==== Information supplied ====

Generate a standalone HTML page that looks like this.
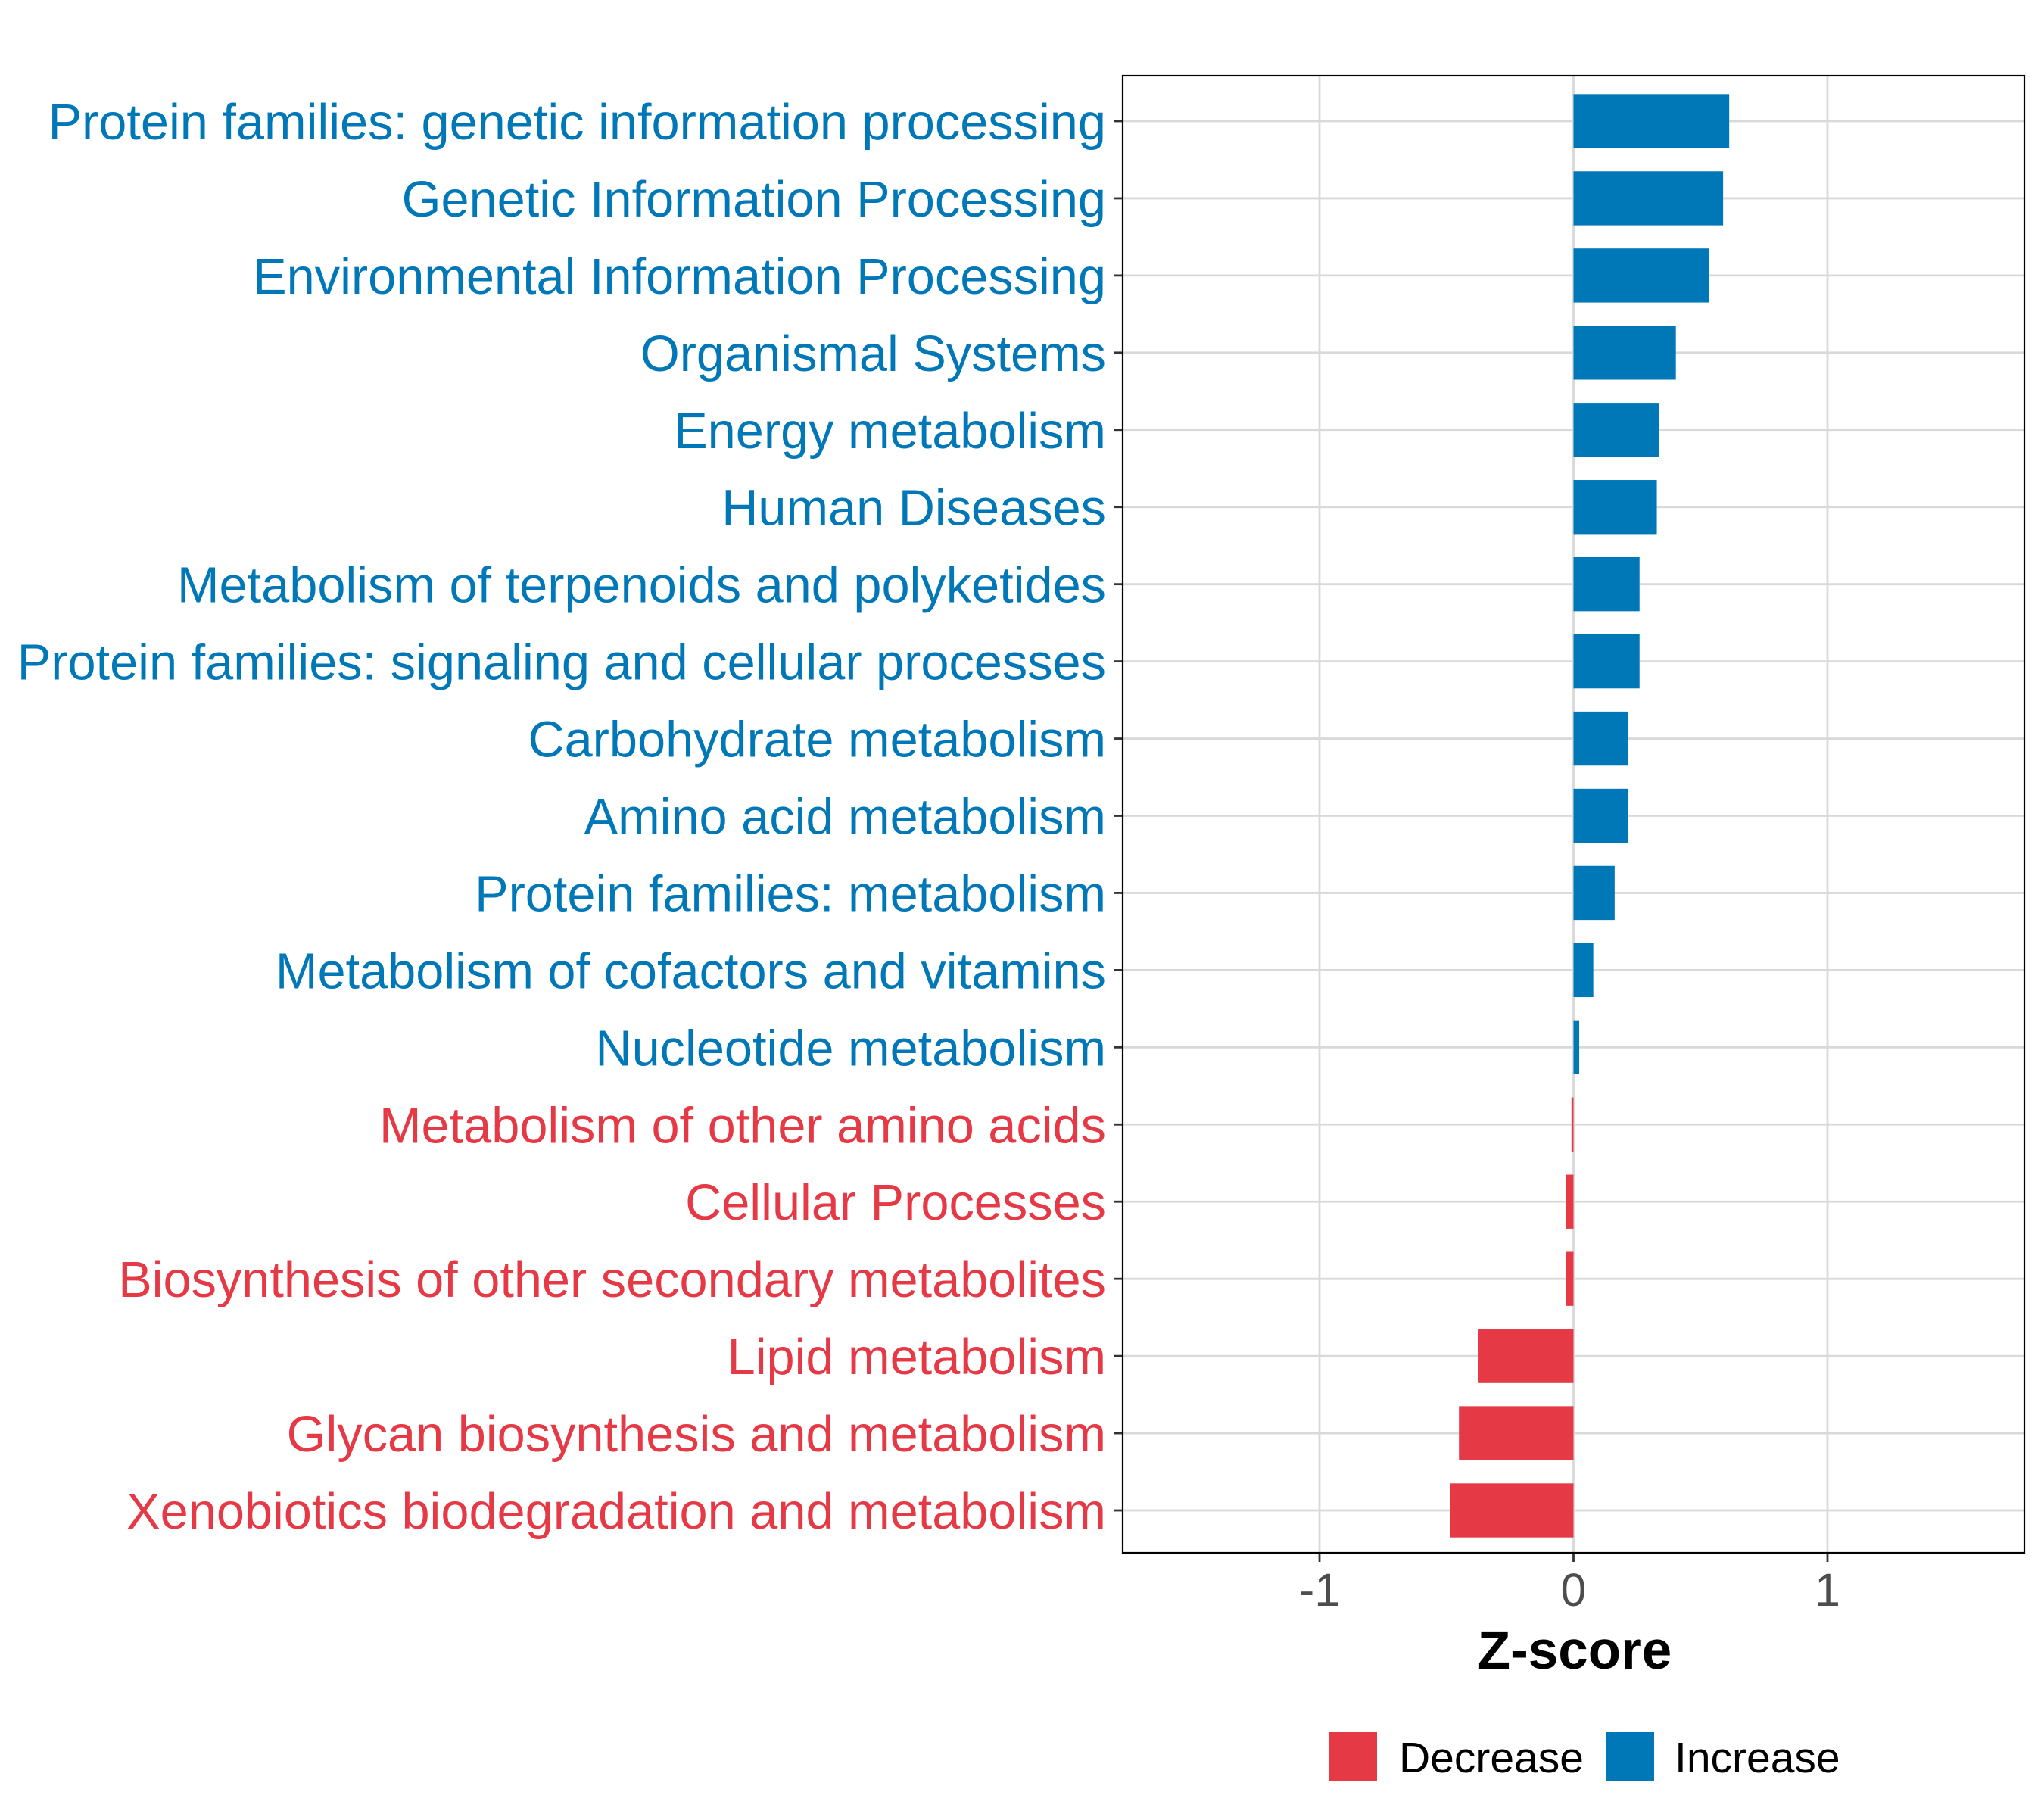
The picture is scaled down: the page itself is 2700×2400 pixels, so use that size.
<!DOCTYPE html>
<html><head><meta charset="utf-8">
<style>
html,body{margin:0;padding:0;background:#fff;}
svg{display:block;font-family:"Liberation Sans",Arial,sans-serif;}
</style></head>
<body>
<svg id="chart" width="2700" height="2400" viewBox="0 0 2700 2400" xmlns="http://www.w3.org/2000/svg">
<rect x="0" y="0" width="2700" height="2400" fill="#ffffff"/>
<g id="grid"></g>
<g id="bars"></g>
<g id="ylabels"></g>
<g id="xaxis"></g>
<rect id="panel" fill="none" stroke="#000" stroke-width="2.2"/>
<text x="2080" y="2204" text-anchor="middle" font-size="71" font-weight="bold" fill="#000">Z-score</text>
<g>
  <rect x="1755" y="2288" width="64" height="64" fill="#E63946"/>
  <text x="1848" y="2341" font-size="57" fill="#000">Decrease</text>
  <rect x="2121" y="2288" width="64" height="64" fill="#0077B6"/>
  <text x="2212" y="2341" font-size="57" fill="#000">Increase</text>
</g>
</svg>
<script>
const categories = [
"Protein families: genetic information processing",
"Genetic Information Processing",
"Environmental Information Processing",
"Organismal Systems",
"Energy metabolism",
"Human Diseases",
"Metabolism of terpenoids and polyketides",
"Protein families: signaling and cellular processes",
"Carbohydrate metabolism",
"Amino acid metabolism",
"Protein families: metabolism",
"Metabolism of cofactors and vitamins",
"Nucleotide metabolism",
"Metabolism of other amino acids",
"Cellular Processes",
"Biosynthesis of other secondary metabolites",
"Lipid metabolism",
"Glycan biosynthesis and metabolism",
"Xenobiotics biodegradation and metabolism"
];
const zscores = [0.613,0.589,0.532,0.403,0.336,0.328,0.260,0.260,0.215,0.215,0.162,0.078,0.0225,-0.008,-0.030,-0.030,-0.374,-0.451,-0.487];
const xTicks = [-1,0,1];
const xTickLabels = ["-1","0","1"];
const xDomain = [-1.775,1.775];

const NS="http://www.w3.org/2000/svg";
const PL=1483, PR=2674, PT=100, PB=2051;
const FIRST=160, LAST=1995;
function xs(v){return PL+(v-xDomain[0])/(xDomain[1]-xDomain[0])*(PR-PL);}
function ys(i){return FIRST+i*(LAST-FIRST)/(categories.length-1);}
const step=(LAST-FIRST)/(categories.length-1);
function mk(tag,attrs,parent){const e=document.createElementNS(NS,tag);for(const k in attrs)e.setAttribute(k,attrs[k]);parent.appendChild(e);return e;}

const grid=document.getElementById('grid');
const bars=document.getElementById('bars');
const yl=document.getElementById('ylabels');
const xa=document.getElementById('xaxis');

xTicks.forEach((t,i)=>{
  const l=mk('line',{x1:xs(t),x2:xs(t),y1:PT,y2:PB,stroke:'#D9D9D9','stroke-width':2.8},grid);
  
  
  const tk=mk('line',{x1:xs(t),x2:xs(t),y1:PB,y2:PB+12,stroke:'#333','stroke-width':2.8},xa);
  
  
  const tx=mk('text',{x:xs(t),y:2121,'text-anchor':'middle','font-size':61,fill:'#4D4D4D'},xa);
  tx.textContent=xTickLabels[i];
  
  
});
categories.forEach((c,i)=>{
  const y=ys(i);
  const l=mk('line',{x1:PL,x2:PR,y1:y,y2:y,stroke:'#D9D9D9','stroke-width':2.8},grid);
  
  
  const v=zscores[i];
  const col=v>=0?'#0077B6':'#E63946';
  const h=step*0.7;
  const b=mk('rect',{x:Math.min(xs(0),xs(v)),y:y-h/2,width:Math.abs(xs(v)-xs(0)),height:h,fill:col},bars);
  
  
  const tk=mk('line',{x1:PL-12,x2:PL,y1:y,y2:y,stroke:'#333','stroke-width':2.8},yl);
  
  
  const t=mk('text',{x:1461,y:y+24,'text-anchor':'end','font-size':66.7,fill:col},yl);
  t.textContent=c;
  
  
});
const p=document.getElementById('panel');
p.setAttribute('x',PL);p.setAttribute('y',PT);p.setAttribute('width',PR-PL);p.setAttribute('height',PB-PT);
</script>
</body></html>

====

- [What to produce]:
Print out the whole of the material word for word, without pictures.

- [Task output]:
Generate a standalone HTML page that looks like this.
The picture is scaled down: the page itself is 2700×2400 pixels, so use that size.
<!DOCTYPE html>
<html><head><meta charset="utf-8">
<style>
html,body{margin:0;padding:0;background:#fff;}
svg{display:block;font-family:"Liberation Sans",Arial,sans-serif;}
</style></head>
<body>
<svg id="chart" width="2700" height="2400" viewBox="0 0 2700 2400" xmlns="http://www.w3.org/2000/svg">
<rect x="0" y="0" width="2700" height="2400" fill="#ffffff"/>
<g id="grid"></g>
<g id="bars"></g>
<g id="ylabels"></g>
<g id="xaxis"></g>
<rect id="panel" fill="none" stroke="#000" stroke-width="2.2"/>
<text x="2080" y="2204" text-anchor="middle" font-size="71" font-weight="bold" fill="#000">Z-score</text>
<g>
  <rect x="1755" y="2288" width="64" height="64" fill="#E63946"/>
  <text x="1848" y="2341" font-size="57" fill="#000">Decrease</text>
  <rect x="2121" y="2288" width="64" height="64" fill="#0077B6"/>
  <text x="2212" y="2341" font-size="57" fill="#000">Increase</text>
</g>
</svg>
<script>
const categories = [
"Protein families: genetic information processing",
"Genetic Information Processing",
"Environmental Information Processing",
"Organismal Systems",
"Energy metabolism",
"Human Diseases",
"Metabolism of terpenoids and polyketides",
"Protein families: signaling and cellular processes",
"Carbohydrate metabolism",
"Amino acid metabolism",
"Protein families: metabolism",
"Metabolism of cofactors and vitamins",
"Nucleotide metabolism",
"Metabolism of other amino acids",
"Cellular Processes",
"Biosynthesis of other secondary metabolites",
"Lipid metabolism",
"Glycan biosynthesis and metabolism",
"Xenobiotics biodegradation and metabolism"
];
const zscores = [0.613,0.589,0.532,0.403,0.336,0.328,0.260,0.260,0.215,0.215,0.162,0.078,0.0225,-0.008,-0.030,-0.030,-0.374,-0.451,-0.487];
const xTicks = [-1,0,1];
const xTickLabels = ["-1","0","1"];
const xDomain = [-1.775,1.775];

const NS="http://www.w3.org/2000/svg";
const PL=1483, PR=2674, PT=100, PB=2051;
const FIRST=160, LAST=1995;
function xs(v){return PL+(v-xDomain[0])/(xDomain[1]-xDomain[0])*(PR-PL);}
function ys(i){return FIRST+i*(LAST-FIRST)/(categories.length-1);}
const step=(LAST-FIRST)/(categories.length-1);
function mk(tag,attrs,parent){const e=document.createElementNS(NS,tag);for(const k in attrs)e.setAttribute(k,attrs[k]);parent.appendChild(e);return e;}

const grid=document.getElementById('grid');
const bars=document.getElementById('bars');
const yl=document.getElementById('ylabels');
const xa=document.getElementById('xaxis');

xTicks.forEach((t,i)=>{
  const l=mk('line',{x1:xs(t),x2:xs(t),y1:PT,y2:PB,stroke:'#D9D9D9','stroke-width':2.8},grid);
  
  
  const tk=mk('line',{x1:xs(t),x2:xs(t),y1:PB,y2:PB+12,stroke:'#333','stroke-width':2.8},xa);
  
  
  const tx=mk('text',{x:xs(t),y:2121,'text-anchor':'middle','font-size':61,fill:'#4D4D4D'},xa);
  tx.textContent=xTickLabels[i];
  
  
});
categories.forEach((c,i)=>{
  const y=ys(i);
  const l=mk('line',{x1:PL,x2:PR,y1:y,y2:y,stroke:'#D9D9D9','stroke-width':2.8},grid);
  
  
  const v=zscores[i];
  const col=v>=0?'#0077B6':'#E63946';
  const h=step*0.7;
  const b=mk('rect',{x:Math.min(xs(0),xs(v)),y:y-h/2,width:Math.abs(xs(v)-xs(0)),height:h,fill:col},bars);
  
  
  const tk=mk('line',{x1:PL-12,x2:PL,y1:y,y2:y,stroke:'#333','stroke-width':2.8},yl);
  
  
  const t=mk('text',{x:1461,y:y+24,'text-anchor':'end','font-size':66.7,fill:col},yl);
  t.textContent=c;
  
  
});
const p=document.getElementById('panel');
p.setAttribute('x',PL);p.setAttribute('y',PT);p.setAttribute('width',PR-PL);p.setAttribute('height',PB-PT);
</script>
</body></html>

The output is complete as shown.